If you're concerned about how fast robotic technology is developing then this should set alarm bells off. Robots can now eat biofuel, drink dirty water and excrete the waste.

Called the EcoBot III or Bio-Regulation and Energy- Autonomy with Digestion or BreadBot for short, the self-sustaining robot developed by Bristol Robotics Laboratory in the UK can eat leaves, dirt and feces and then expelling the leftovers like a human does.

"Robots that eat biological fuels could find enough fuel almost anywhere," John Greenman, a scientist at the laboratory, told Scientific American. "There is organic matter anywhere on Earth - leaves and soil in the forest, or even human waste such as urine and feces."

The researchers have been working on EcoBot since it was just called EcoBot I and EcoBot II. The previous versions of the robot could eat the same items but they didn't have a way of releasing the waste. EcoBot I could be powered on E.coli bacteria as it ate refined sugar while EcoBot II could break down waste using sludge microbes. However the researchers found out that the two EcoBots didn't have a way of releasing the waste that they'd eaten and it was slowly poisoning the robots. The EcoBot III was able to solve this problem by doing what humans have been doing for millennia: pooping.

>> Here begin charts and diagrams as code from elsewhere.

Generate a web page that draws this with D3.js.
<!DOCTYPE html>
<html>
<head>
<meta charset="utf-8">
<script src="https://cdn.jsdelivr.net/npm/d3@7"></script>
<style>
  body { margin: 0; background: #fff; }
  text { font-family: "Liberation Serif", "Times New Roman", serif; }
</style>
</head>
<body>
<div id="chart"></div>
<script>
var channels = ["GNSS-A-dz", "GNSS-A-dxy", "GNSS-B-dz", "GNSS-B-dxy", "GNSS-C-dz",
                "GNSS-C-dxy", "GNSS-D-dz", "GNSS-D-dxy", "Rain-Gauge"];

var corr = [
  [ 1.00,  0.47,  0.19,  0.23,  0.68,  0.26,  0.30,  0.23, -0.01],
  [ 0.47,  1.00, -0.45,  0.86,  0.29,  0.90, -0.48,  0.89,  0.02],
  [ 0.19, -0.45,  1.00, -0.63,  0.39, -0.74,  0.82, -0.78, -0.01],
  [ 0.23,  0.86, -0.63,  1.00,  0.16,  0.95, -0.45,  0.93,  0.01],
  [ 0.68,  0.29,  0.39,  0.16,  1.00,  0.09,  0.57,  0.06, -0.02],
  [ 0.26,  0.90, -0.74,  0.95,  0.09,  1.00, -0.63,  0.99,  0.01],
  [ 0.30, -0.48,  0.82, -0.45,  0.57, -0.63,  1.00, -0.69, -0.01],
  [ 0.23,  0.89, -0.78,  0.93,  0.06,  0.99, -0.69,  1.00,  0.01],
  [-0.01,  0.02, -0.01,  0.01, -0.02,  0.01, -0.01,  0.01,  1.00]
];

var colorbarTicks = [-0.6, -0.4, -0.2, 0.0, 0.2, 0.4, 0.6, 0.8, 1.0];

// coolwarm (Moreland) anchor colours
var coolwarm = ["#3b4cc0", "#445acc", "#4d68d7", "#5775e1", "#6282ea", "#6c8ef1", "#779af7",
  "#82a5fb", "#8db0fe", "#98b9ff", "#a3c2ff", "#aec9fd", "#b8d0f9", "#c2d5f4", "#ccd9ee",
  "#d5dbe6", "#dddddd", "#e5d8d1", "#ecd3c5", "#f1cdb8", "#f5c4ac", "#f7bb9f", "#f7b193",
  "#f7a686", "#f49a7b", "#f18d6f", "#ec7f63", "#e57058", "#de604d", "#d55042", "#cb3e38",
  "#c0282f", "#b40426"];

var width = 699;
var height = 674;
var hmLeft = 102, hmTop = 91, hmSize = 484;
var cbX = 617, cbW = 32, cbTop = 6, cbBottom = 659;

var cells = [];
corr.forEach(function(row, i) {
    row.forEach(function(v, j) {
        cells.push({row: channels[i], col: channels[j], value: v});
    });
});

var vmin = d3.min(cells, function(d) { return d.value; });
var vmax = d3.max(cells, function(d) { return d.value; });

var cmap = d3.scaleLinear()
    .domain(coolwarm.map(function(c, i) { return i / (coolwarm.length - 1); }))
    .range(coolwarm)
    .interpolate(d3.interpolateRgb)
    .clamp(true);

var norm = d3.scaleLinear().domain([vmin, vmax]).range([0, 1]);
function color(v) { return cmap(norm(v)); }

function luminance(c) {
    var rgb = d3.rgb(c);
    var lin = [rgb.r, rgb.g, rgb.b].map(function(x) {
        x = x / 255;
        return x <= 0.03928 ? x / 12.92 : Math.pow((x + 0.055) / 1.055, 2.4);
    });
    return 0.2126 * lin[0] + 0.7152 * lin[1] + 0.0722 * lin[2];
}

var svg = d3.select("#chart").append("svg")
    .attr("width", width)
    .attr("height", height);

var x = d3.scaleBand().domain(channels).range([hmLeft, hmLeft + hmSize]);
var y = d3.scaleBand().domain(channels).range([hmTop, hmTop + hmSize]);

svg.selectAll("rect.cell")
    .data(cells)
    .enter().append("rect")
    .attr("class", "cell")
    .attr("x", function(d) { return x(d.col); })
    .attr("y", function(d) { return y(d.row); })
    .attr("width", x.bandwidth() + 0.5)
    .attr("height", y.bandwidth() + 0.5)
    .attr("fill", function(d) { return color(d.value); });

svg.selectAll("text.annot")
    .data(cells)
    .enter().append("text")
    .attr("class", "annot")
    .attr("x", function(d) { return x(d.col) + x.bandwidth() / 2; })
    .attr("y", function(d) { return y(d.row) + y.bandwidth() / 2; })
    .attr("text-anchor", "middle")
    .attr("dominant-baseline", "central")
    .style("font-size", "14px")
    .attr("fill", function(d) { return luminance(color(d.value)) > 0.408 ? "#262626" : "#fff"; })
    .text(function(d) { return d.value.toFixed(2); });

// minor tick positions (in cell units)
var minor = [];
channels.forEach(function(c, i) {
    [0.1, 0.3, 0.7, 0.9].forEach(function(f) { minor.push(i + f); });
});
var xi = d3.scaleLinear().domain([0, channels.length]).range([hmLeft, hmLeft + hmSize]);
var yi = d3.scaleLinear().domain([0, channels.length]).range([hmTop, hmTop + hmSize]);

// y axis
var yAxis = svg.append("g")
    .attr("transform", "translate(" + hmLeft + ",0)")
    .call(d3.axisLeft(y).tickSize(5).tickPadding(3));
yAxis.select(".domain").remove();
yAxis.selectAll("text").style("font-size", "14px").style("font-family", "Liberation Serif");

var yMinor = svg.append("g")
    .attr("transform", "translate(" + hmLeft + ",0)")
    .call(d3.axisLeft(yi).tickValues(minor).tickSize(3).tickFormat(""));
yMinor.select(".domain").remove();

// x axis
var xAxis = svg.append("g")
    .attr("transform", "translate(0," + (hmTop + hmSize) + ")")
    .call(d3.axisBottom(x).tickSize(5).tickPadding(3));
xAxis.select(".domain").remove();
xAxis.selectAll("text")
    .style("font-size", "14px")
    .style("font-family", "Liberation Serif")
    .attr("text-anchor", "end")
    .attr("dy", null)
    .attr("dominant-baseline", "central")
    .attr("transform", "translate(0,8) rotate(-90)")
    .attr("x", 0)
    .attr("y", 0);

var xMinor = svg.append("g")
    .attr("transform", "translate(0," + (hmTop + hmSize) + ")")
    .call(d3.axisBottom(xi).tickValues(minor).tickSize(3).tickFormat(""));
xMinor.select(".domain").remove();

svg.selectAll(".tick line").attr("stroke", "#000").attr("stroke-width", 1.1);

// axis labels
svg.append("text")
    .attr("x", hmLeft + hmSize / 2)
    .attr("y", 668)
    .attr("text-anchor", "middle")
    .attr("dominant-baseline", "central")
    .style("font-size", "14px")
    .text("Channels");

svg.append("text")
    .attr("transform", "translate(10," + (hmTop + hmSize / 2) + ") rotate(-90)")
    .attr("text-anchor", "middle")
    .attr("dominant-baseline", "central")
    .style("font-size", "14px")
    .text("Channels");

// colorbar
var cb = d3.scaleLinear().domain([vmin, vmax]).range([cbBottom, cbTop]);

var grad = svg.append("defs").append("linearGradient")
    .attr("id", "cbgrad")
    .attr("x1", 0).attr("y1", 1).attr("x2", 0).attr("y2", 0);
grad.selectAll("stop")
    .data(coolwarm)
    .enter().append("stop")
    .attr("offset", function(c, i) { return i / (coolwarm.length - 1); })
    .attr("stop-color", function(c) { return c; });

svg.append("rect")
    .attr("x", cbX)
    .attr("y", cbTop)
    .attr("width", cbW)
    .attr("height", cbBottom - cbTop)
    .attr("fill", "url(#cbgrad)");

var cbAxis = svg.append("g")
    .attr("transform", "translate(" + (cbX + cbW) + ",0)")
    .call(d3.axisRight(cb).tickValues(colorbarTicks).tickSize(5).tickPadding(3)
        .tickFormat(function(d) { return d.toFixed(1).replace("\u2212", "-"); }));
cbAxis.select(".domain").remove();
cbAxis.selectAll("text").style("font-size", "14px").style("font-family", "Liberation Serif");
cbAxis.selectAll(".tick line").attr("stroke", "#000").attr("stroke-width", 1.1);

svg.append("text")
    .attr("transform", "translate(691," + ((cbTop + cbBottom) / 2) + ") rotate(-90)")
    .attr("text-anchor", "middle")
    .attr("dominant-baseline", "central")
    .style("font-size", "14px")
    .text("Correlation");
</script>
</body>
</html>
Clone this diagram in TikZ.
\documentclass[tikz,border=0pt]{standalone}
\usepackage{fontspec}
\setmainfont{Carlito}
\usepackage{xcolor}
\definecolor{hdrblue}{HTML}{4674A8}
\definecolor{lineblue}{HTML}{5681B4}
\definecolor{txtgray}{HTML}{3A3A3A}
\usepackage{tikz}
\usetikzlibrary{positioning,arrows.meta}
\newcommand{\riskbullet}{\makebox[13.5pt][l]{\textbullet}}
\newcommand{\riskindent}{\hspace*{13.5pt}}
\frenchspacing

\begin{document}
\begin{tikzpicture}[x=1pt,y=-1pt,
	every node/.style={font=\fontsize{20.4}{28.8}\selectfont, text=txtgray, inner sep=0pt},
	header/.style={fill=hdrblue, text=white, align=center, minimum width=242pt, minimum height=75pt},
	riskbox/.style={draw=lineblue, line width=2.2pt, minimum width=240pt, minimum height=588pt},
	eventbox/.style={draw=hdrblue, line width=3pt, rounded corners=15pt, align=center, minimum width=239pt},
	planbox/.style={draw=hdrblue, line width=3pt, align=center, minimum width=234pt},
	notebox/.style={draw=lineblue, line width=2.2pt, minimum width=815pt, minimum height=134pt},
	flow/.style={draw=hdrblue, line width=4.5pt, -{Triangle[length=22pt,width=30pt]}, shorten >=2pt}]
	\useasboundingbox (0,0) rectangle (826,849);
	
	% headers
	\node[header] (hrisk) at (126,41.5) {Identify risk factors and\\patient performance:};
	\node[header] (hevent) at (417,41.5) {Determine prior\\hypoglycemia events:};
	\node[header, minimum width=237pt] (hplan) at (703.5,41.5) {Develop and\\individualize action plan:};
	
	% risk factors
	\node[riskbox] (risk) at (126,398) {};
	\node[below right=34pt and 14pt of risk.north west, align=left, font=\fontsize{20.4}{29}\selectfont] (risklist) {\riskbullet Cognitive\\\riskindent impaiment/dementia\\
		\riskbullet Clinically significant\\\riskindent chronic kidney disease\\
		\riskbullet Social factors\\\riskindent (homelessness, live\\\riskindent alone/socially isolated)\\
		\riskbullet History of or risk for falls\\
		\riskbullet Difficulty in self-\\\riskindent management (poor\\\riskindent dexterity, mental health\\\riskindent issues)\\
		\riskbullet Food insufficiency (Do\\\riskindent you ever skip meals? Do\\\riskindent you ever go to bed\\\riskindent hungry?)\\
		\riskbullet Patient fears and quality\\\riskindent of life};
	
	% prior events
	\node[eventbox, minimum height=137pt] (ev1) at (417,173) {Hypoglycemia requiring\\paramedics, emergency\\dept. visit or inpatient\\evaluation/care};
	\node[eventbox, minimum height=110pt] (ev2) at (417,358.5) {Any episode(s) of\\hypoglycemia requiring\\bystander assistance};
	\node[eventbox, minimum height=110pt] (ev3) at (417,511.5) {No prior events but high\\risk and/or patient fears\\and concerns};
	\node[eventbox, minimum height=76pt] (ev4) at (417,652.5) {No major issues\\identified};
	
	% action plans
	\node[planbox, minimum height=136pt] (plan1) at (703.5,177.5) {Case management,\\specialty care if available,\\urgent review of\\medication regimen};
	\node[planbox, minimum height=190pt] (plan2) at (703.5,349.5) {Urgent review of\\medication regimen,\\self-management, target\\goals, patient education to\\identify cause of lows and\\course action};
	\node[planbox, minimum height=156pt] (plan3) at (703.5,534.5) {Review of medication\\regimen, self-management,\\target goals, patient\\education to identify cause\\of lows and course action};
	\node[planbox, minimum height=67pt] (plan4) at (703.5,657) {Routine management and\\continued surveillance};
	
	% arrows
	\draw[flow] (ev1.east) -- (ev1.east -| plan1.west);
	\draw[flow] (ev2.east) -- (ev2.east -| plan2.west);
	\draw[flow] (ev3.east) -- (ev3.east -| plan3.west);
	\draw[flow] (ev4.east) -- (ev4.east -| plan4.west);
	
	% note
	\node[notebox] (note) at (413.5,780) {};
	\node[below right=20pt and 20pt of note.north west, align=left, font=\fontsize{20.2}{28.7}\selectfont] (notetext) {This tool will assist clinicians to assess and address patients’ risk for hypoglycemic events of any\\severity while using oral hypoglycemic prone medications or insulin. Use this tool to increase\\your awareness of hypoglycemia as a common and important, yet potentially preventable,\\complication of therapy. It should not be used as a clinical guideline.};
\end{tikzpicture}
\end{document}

"EcoBot-III is a robot that collects its own food and water from the environment. It performs the task we design it to do, and at the end of the day, it gets rid of its own waste. It literally craps into its own 'litter' tray," said Ionnis Ieropoulos, a roboticist at the Bristol Robotics Lab.

The robots can keep on operating for 30 years as long as they have food to eat. You might be wondering where a robot that can eat and expel waste might be used but the robot has already received attention from NASA who want to use it for extended space travel. The robot could be sent with astronaut to missions to Mars where it can be used to break down the astronaut's feces.

Here on Earth the EcoBot could be used to solve sanitation problems in Third-world countries. The research team has already received funding from the Bill and Melinda Gates Foundation. The team is already working on new version of the EcoBot, the EcoBot IV. The new robot will be smaller and will have more stacks of microbial fuel cells to extract more power from the food it eats.